Thu. Apr 25th, 2024

In an examination of the underlying philosophical issues of our times, philosopher and theologian David Bentley Hart wrote, in a 2011 article for First Things, “all of modernity is a condition of alienation.”

By alienation, Hart means a lack of a sense of belonging; the state of estrangement or disconnect from the world and from reality. Most people seem to feel this deeply, although it is often difficult to articulate.

Alienation here is not meant in the Marxist usage of the term. Whereas Karl Marx looked at alienation through a materialistic lens and saw it as emanating from workers’ detachment from the products of their labor, Hart is getting at something much, much deeper.

The modern state of alienation is tied up with nihilism and atheism, and the three of these are in a dynamic interaction. The modern world, to many of us, appears chaotic, meaningless and godless.

It is as if we are strangers to the world and it often feels as though we do not have a purposeful place in the universe.

This type of alienation arises when we either deny or cannot see the transcendent realm in the world. This realm of transcendence, in turn, can arise into consciousness when we stand in contemplation of, as Martin Heidegger put it, “the wonder of all wonders: that anything exists at all, rather than nothing.”

In a sense, this is not an easy thing to do because we are so accustomed to taking existence itself for granted.

As Percy Blysse Shelley said, “The mist of familiarity obscures from us the wonder of our being.”

When we lose reverence for this mystery of all mysteries, we become alienated from the world. And without that reverence, our faculty to wonder and revere at all begins to erode.

This is the state of our modern world. Our culture is rotting from its deepest roots, from the level of spirituality, because nowadays we take so much for granted, including existence itself.

When we take things for granted, including and most importantly “Being” itself, we build up walls around our individual selves and begin the process of making ourselves absolute, isolated and seemingly self-sufficient. This walling up is precisely the state of psychological or spiritual pride.

Pride is a sort of closing-off from the world, from reality and from other people.

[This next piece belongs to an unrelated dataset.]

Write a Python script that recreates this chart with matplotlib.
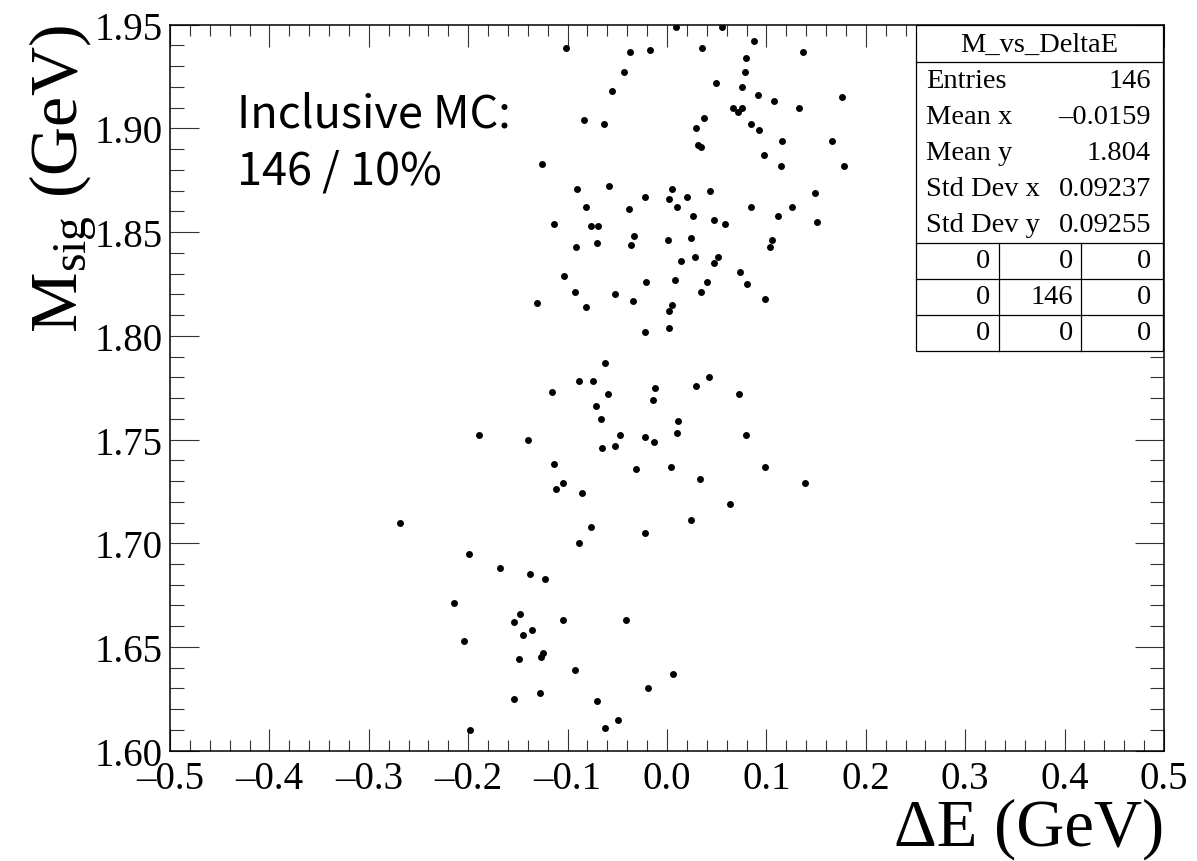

Most fundamentally, at its deepest level, pride occurs when a being cuts themselves off from Being itself.

The loss of wonder at the mystery of existence leads to the building of the first, all-encompassing barrier between ourselves and the deepest layer of reality.

It is the road to the severance between us and the transcendent realm; a realm that is in this world but not of this world.

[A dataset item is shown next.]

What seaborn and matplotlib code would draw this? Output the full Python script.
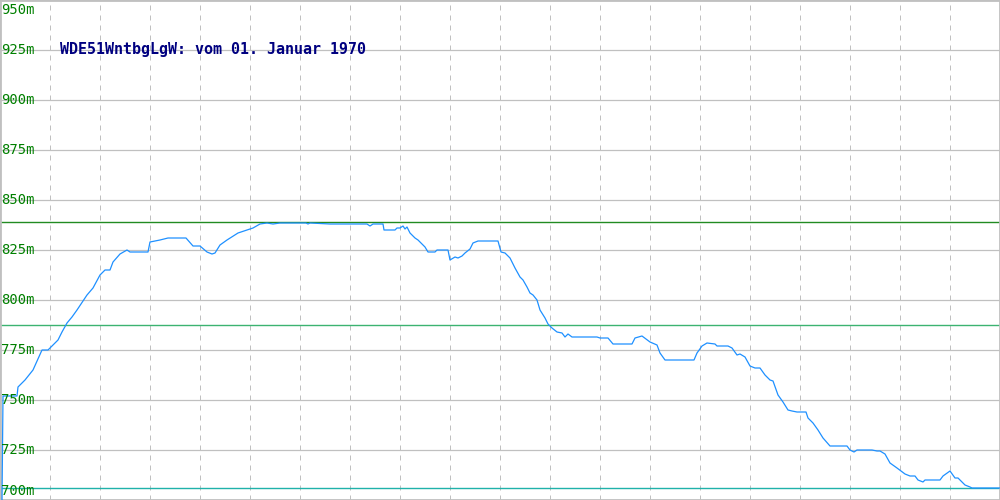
import matplotlib
matplotlib.use("Agg")
import matplotlib.pyplot as plt
import seaborn as sns

# Zeitachse (Messpunkte) und Wasserstand in m
zeit = [2, 3, 17, 18, 25, 33, 42, 48, 58, 62, 67, 72, 77, 87, 93, 100, 105, 110,
        113, 120, 127, 130, 148, 150, 160, 168, 186, 193, 200, 207, 212, 215, 220,
        227, 238, 247, 253, 260, 267, 273, 280, 306, 308, 310, 330, 367, 370, 373,
        383, 384, 395, 397, 400, 403, 405, 407, 410, 415, 418, 422, 425, 428, 435,
        437, 448, 450, 455, 458, 462, 465, 470, 473, 478, 498, 501, 505, 510, 515,
        520, 523, 527, 530, 533, 537, 540, 545, 548, 552, 557, 562, 565, 568, 572,
        577, 597, 600, 608, 613, 632, 635, 642, 650, 657, 660, 665, 694, 697, 702,
        707, 715, 717, 728, 732, 737, 740, 745, 750, 755, 760, 765, 770, 773, 778,
        783, 788, 792, 797, 806, 808, 813, 818, 823, 830, 847, 850, 854, 857, 872,
        877, 880, 885, 890, 897, 905, 910, 915, 918, 923, 925, 940, 943, 950, 955,
        958, 965, 970, 972, 1000]
hoehe = [700, 752, 752, 756.5, 760, 765, 775, 775, 780, 784, 788.5, 791.5, 795,
         802.5, 806, 812.5, 815, 815, 819, 823, 825, 824, 824, 829, 830, 831, 831,
         827, 827, 824, 823, 823.5, 827.5, 830, 833.5, 835, 836, 838, 838.5, 838,
         838.5, 838.5, 838, 838.5, 838, 838, 837, 838, 838, 835, 835, 836, 836, 837,
         835.5, 836.5, 833.5, 831, 830, 828, 826.5, 824, 824, 825, 825, 820, 821.5,
         821, 822, 823.5, 825.5, 828.5, 829.5, 829.5, 824, 823.5, 821, 816, 811.5,
         810, 806.5, 803.5, 802.5, 800, 795, 791, 788, 786, 784, 783.5, 781.5, 783,
         781.5, 781.5, 781.5, 781, 781, 778, 778, 781, 782, 779, 777.5, 773.5, 770,
         770, 773.5, 777, 778.5, 778, 777, 777, 776, 772.5, 773, 771.5, 767, 766,
         766, 762.5, 760, 759.5, 752.5, 749, 745, 744.5, 744, 744, 741, 738.5, 735,
         731, 727, 727, 725, 724, 725, 725, 724.5, 724.5, 723, 718.5, 716, 713, 712,
         712, 710, 709, 710, 710, 712, 714.5, 711, 711, 707.5, 706.5, 706, 706]

y_ticks = [700, 725, 750, 775, 800, 825, 850, 875, 900, 925, 950]
y_labels = ["700m", "725m", "750m", "775m", "800m", "825m", "850m", "875m",
            "900m", "925m", "950m"]
x_grid = list(range(50, 1000, 50))

# Grenzwerte
grenzen = [838.8, 787.3, 706]
grenz_farben = ["#228b22", "#3cb371", "#20b2aa"]

titel = "WDE51WntbgLgW: vom 01. Januar 1970"

sns.set_style("white")
plt.rcParams["font.family"] = ["DejaVu Sans Mono"]

fig = plt.figure(figsize=(10, 5), dpi=100)
ax = fig.add_axes([0, 0, 1, 1])
ax.set_xlim(0, 1000)
ax.set_ylim(700, 950)

for y in y_ticks:
    ax.axhline(y, color="#c0c0c0", lw=0.9, zorder=1)
for x in x_grid:
    ax.axvline(x, color="#c0c0c0", lw=0.72, linestyle=(0, (5, 5)), zorder=1)

for y, c in zip(grenzen, grenz_farben):
    ax.axhline(y, color=c, lw=1.0, zorder=2)

sns.lineplot(x=zeit, y=hoehe, ax=ax, color="#1e90ff", lw=0.9,
             estimator=None, sort=False, zorder=3)

for y, lab in zip(y_ticks, y_labels):
    va = "center"
    yy = y
    if y == 950:
        va = "top"
        yy = 948.5
    elif y == 700:
        va = "bottom"
        yy = 701
    ax.text(1, yy, lab, color="#008000", fontsize=10, va=va, ha="left", zorder=4)

ax.text(60, 925.5, titel, color="#000080", fontsize=10.8, fontweight="bold",
        va="center", ha="left", zorder=4)

ax.set_xticks([])
ax.set_yticks([])
ax.set_xlabel("")
ax.set_ylabel("")
for s in ax.spines.values():
    s.set_visible(True)
    s.set_color("#c0c0c0")
    s.set_linewidth(2)

fig.savefig("out.png", dpi=100)
plt.close(fig)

Conversely, reverence of the mystery of being necessarily brings one down to the deepest connection with reality, which is to say it brings one to a profound state of humility.

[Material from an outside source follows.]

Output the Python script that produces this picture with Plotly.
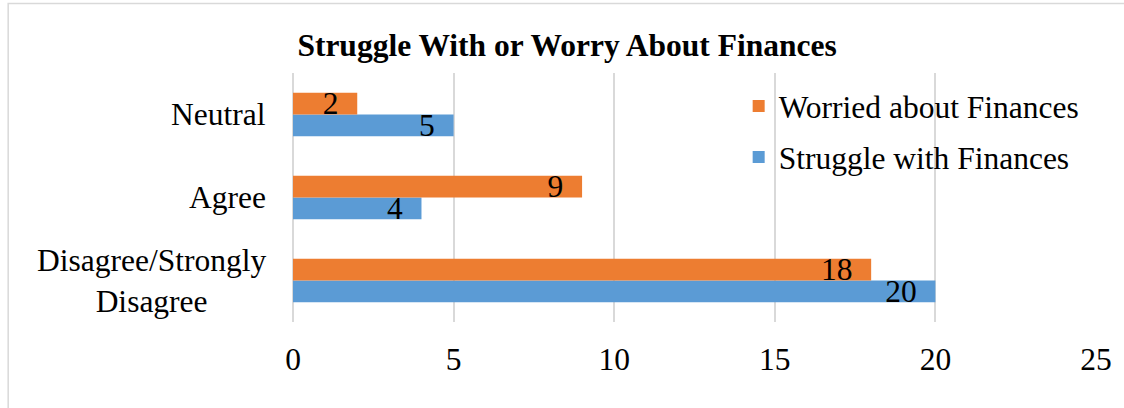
import plotly.graph_objects as go

categories = ["Disagree/Strongly Disagree", "Agree", "Neutral"]
category_labels = ["Disagree/Strongly<br>Disagree", "Agree", "Neutral"]
struggle = [20, 4, 5]
worried = [18, 9, 2]
x_ticks = [0, 5, 10, 15, 20, 25]

FONT = "Liberation Serif, Times New Roman, serif"
FS = 31.5
ORANGE = "#ED7D31"
BLUE = "#5B9BD5"
GRID = "#D9D9D9"

fig = go.Figure()
fig.add_trace(go.Bar(
    y=categories, x=struggle, orientation="h", name="Struggle with Finances",
    legendgroup="s", legendrank=2,
    marker=dict(color=BLUE, line=dict(width=0)),
    texttemplate="%{x}\u00a0\u00a0", textposition="inside", insidetextanchor="end",
    textangle=0, constraintext="none",
    textfont=dict(family=FONT, size=FS, color="black"),
    cliponaxis=False,
))
fig.add_trace(go.Bar(
    y=categories, x=worried, orientation="h", name="Worried about Finances",
    legendgroup="w", legendrank=1,
    marker=dict(color=ORANGE, line=dict(width=0)),
    texttemplate="%{x}\u00a0\u00a0", textposition="inside", insidetextanchor="end",
    textangle=0, constraintext="none",
    textfont=dict(family=FONT, size=FS, color="black"),
    cliponaxis=False,
))

for cat, lab in zip(categories, category_labels):
    fig.add_annotation(
        xref="paper", yref="y", x=-0.031, y=cat, text=lab, showarrow=False,
        xanchor="right", yanchor="middle", align="center",
        font=dict(family=FONT, size=FS, color="black"),
    )

fig.add_shape(type="rect", xref="paper", yref="paper",
              x0=-0.3547, x1=1.06, y0=-0.45, y1=1.2791,
              line=dict(color=GRID, width=1.5), fillcolor="rgba(0,0,0,0)", layer="below")

fig.update_layout(
    width=1124, height=408,
    margin=dict(l=293, r=26, t=73, b=86),
    paper_bgcolor="white", plot_bgcolor="white",
    barmode="group", bargap=0.477, bargroupgap=0,
    font=dict(family=FONT, size=FS, color="black"),
    title=dict(text="<b>Struggle With or Worry About Finances</b>",
               x=0.5045, xref="container", xanchor="center",
               y=1 - 45 / 408, yref="container", yanchor="middle",
               font=dict(family=FONT, size=FS, color="black")),
    showlegend=True,
    legend=dict(x=0.555, y=0.976, xanchor="left", yanchor="top",
                traceorder="grouped", tracegroupgap=7,
                bgcolor="rgba(0,0,0,0)",
                font=dict(family=FONT, size=FS, color="black")),
    xaxis=dict(range=[0, 25], tickvals=x_ticks, showgrid=True, gridcolor=GRID, gridwidth=1.5,
               zeroline=True, zerolinecolor=GRID, zerolinewidth=1.5, showline=False,
               ticks="", ticklabelstandoff=15, tickfont=dict(family=FONT, size=FS, color="black")),
    yaxis=dict(range=[-0.5, 2.5], showticklabels=False, showgrid=False, zeroline=False,
               showline=False, ticks=""),
)

fig.write_html("out.html", config={"displayModeBar": False},
               post_script="document.body.style.margin='0';document.body.style.overflow='hidden';")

In a state of humility, there is a permeability between ourselves and the realm of transcendence, which intimately connects us with the world and with the Being of every being.

This connectedness produces a sense of belonging, order and meaning. And, importantly, it gives us a deep gratitude for existence which in turn allows us to be grateful for everything.

Bringing oneself down to the level of recognition and appreciation for, as Jacques Maritain put it, Being’s “victorious thrust over nothingness” is often difficult.

As metaphysician and Jesuit priest W. Norris Clarke laid out: “To bring into explicit focus . . . this deep-lying act of existence at the core of every being, as the ultimate bond of union between all real things, does not come easily to a common-sense vision of the world, more concerned with what things are and how they act than that they are.”

Clarke continues: “There is required a kind of . . . awakening of the sense of wonder at the marvel that anything is actually present at all.”

The interplay of modern nihilism, atheism, alienation and pride make this awakening difficult.

David Bentley Hart explains modern thinking as “a ‘rationality’ of the narrowest kind, so obsessed with what things are and how they might be used that it is no longer seized by the wonder when it stands in the light of the dazzling truth that things are.

It is a rationality that no longer knows how to hesitate before this greater mystery, or even to see that it is there, and thus it is a rationality that cannot truly think.”

What Hart is getting at here is what philosopher Gabriel Marcel meant when he said: “This world is, on the one hand, riddled with problems and on the other, determined to allow no room for mystery.”

By looking at things in terms of how we can use them, we can drift towards looking at life itself as a series of problems to solve.

But, as Marcel said, “Life is not a problem to be solved, but a mystery to be lived.”

William Blake once said: “If the doors of perception were cleansed everything would appear to man as it is, infinite.” This cleansing of the doors of perception is the same as the state of humility where we become permeable with Being itself.

Aldous Huxley called this state “egolessness.” He said, “In the final stage of egolessness there is an ‘obscure knowledge’ that All is in all—that All is actually each.”

This level of reality is, as Huxley put it, “an infinite which passes all understanding and yet admits of being directly and in some sort totally apprehended.

It is a transcendence belonging to another order than the human, and yet it may be present to us as a felt immanence, an experienced participation.”

As Huxley goes on to say: “Our goal is to discover that we have always been where we ought to be.” Indeed, it is. And it all starts with revering the mystery of being.